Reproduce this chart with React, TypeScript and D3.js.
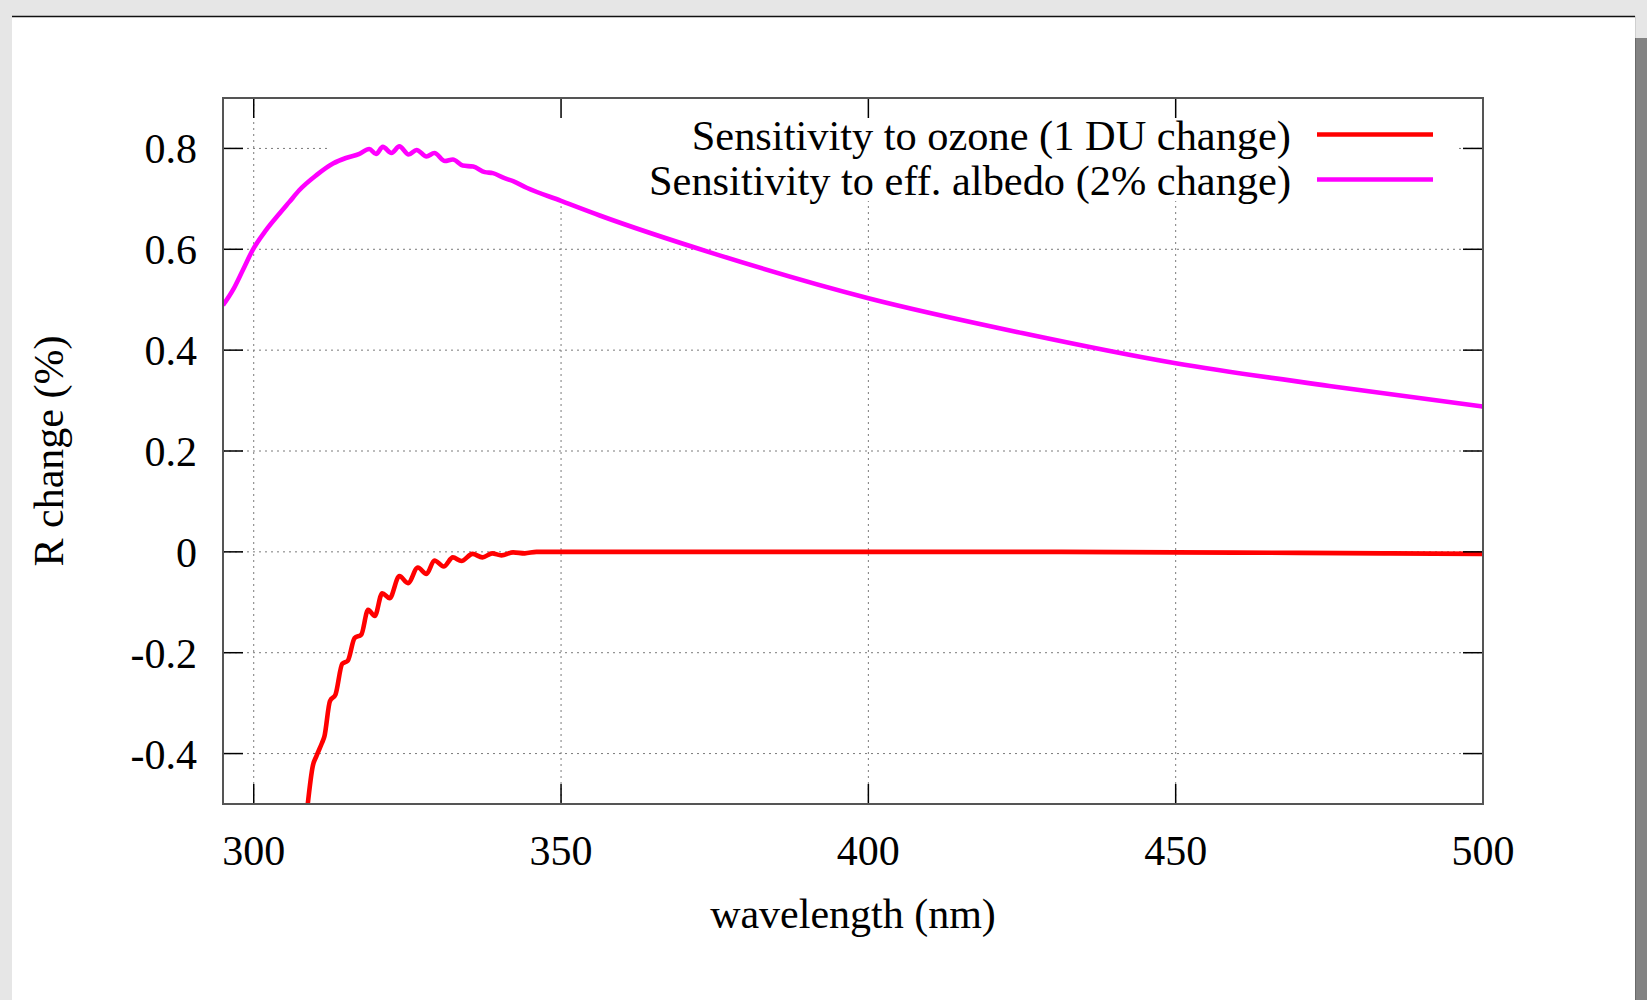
import React from 'react';
import * as d3 from 'd3';

const xTicks = [300, 350, 400, 450, 500];
const yTicks = [-0.4, -0.2, 0, 0.2, 0.4, 0.6, 0.8];
const yTickLabels = ['-0.4', '-0.2', '0', '0.2', '0.4', '0.6', '0.8'];

const seriesNames = ['Sensitivity to ozone (1 DU change)', 'Sensitivity to eff. albedo (2% change)'];
const seriesColors = ['#ff0000', '#ff00ff'];

const ozoneWl = [
  308.8, 309.6, 310.2, 311.1, 311.5, 312.4, 313.3, 314.4, 315.3, 316.4, 317.5,
  318.6, 319.7, 320.9, 322.1, 323.7, 325.1, 326.7, 328.1, 329.4, 330.9, 332.4,
  333.8, 335.6, 337.2, 338.8, 340.3, 342.2, 344.1, 346.0, 350, 375, 400, 425,
  450, 470, 485, 500,
];
const ozoneR = [
  -0.499, -0.425, -0.405, -0.379, -0.366, -0.296, -0.283, -0.222, -0.216, -0.171, -0.164,
  -0.115, -0.127, -0.082, -0.092, -0.048, -0.062, -0.031, -0.044, -0.017, -0.029, -0.011,
  -0.018, -0.004, -0.011, -0.003, -0.007, -0.001, -0.003, 0.0, 0.0, 0.0, 0.0, 0.0,
  -0.001, -0.002, -0.003, -0.004,
];

const albedoWl = [
  295.0, 296.6, 298.2, 299.8, 302.0, 304.2, 305.8, 307.4, 310.2, 312.9, 315.0,
  317.2, 318.8, 319.9, 321.0, 322.4, 323.7, 325.2, 326.5, 328.1, 329.4, 331.1,
  332.4, 334.0, 335.7, 337.6, 338.9, 340.6, 342.2, 344.4, 350.0, 356.3, 375,
  400, 425, 450, 475, 500,
];
const albedoR = [
  0.489, 0.519, 0.558, 0.598, 0.638, 0.671, 0.694, 0.717, 0.747, 0.770, 0.781,
  0.789, 0.799, 0.789, 0.803, 0.791, 0.804, 0.788, 0.797, 0.784, 0.791, 0.775,
  0.778, 0.766, 0.764, 0.753, 0.751, 0.742, 0.735, 0.722, 0.696, 0.667, 0.591,
  0.503, 0.434, 0.374, 0.329, 0.288,
];

const FONT = "'Liberation Serif', 'Times New Roman', Times, serif";

export default function App() {
  const W = 1647;
  const H = 1000;
  const x = d3.scaleLinear().domain([295, 500]).range([223, 1483]);
  const y = d3.scaleLinear().domain([-0.5, 0.9]).range([804, 98]);
  const [x0, x1] = x.range();
  const [y0, y1] = y.range();

  const series = [
    ozoneWl.map((w, i) => [w, ozoneR[i]] as [number, number]),
    albedoWl.map((w, i) => [w, albedoR[i]] as [number, number]),
  ];
  const line = d3
    .line<[number, number]>()
    .x((d) => x(d[0]))
    .y((d) => y(d[1]))
    .curve(d3.curveMonotoneX);

  const tickLen = 20;
  const legendRight = 1291;
  const legendLineX0 = 1317;
  const legendLineX1 = 1433;
  const legendY = [134.5, 179.5];

  return (
    <svg
      width={W}
      height={H}
      style={{ position: 'absolute', left: 0, top: 0, display: 'block' }}
      fontFamily={FONT}
    >
      <rect x={0} y={0} width={W} height={H} fill="#e6e6e6" />
      <rect x={12} y={16} width={1623} height={H - 16} fill="#ffffff" />
      <line x1={12} x2={1635} y1={16.5} y2={16.5} stroke="#111" strokeWidth={1.5} />
      <line x1={1635.5} x2={1635.5} y1={16} y2={38} stroke="#cfcfcf" strokeWidth={1} />
      <rect x={1635} y={38} width={12} height={H - 38} fill="#838383" />
      <line x1={1635.5} x2={1635.5} y1={38} y2={H} stroke="#6a6a6a" strokeWidth={1} />

      <defs>
        <clipPath id="plotclip">
          <rect x={x0} y={y1} width={x1 - x0} height={y0 - y1} />
        </clipPath>
      </defs>

      {/* grid */}
      <g stroke="#7a7a7a" strokeWidth={1} strokeDasharray="2,4">
        {xTicks.map((t) => (
          <line key={'gx' + t} x1={x(t)} x2={x(t)} y1={y1} y2={y0} />
        ))}
        {yTicks.map((t) => (
          <line key={'gy' + t} x1={x0} x2={x1} y1={y(t)} y2={y(t)} />
        ))}
      </g>

      {/* opaque key box */}
      <rect x={327} y={y1 + 1} width={1457 - 327} height={201 - y1 - 1} fill="#ffffff" />

      {/* curves */}
      <g clipPath="url(#plotclip)" fill="none" strokeWidth={4.6} strokeLinejoin="round">
        {series.map((s, i) => (
          <path key={'s' + i} d={line(s) || ''} stroke={seriesColors[i]} />
        ))}
      </g>

      {/* ticks */}
      <g stroke="#000" strokeWidth={1.5}>
        {xTicks.map((t) => (
          <g key={'tx' + t}>
            <line x1={x(t)} x2={x(t)} y1={y0} y2={y0 - tickLen} />
            <line x1={x(t)} x2={x(t)} y1={y1} y2={y1 + tickLen} />
          </g>
        ))}
        {yTicks.map((t) => (
          <g key={'ty' + t}>
            <line x1={x0} x2={x0 + tickLen} y1={y(t)} y2={y(t)} />
            <line x1={x1} x2={x1 - tickLen} y1={y(t)} y2={y(t)} />
          </g>
        ))}
      </g>

      {/* frame */}
      <rect x={x0} y={y1} width={x1 - x0} height={y0 - y1} fill="none" stroke="#555" strokeWidth={2} />

      {/* tick labels */}
      <g fontSize={42} fill="#000">
        {xTicks.map((t) => (
          <text key={'lx' + t} x={x(t)} y={y0 + 61} textAnchor="middle">
            {String(t)}
          </text>
        ))}
        {yTicks.map((t, i) => (
          <text key={'ly' + t} x={197} y={y(t) + 15} textAnchor="end">
            {yTickLabels[i]}
          </text>
        ))}
      </g>

      {/* axis labels */}
      <text x={(x0 + x1) / 2} y={928} textAnchor="middle" fontSize={42} fill="#000">
        wavelength (nm)
      </text>
      <text
        transform={`translate(63,${(y0 + y1) / 2}) rotate(-90)`}
        textAnchor="middle"
        fontSize={42}
        fill="#000"
      >
        R change (%)
      </text>

      {/* legend */}
      {seriesNames.map((name, i) => (
        <g key={'lg' + i}>
          <text x={legendRight} y={legendY[i] + 15} textAnchor="end" fontSize={42.4} fill="#000">
            {name}
          </text>
          <line
            x1={legendLineX0}
            x2={legendLineX1}
            y1={legendY[i]}
            y2={legendY[i]}
            stroke={seriesColors[i]}
            strokeWidth={4.6}
          />
        </g>
      ))}
    </svg>
  );
}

WHAT YOU WILL DO — The lines from the start of the data through the line that contains "const seriesColors = ['#ff0000', '#ff00ff'];" are to be returned exactly, please, with both ends included and every picture left out.

WRITTEN ANSWER —
Reproduce this chart with React, TypeScript and D3.js.
import React from 'react';
import * as d3 from 'd3';

const xTicks = [300, 350, 400, 450, 500];
const yTicks = [-0.4, -0.2, 0, 0.2, 0.4, 0.6, 0.8];
const yTickLabels = ['-0.4', '-0.2', '0', '0.2', '0.4', '0.6', '0.8'];

const seriesNames = ['Sensitivity to ozone (1 DU change)', 'Sensitivity to eff. albedo (2% change)'];
const seriesColors = ['#ff0000', '#ff00ff'];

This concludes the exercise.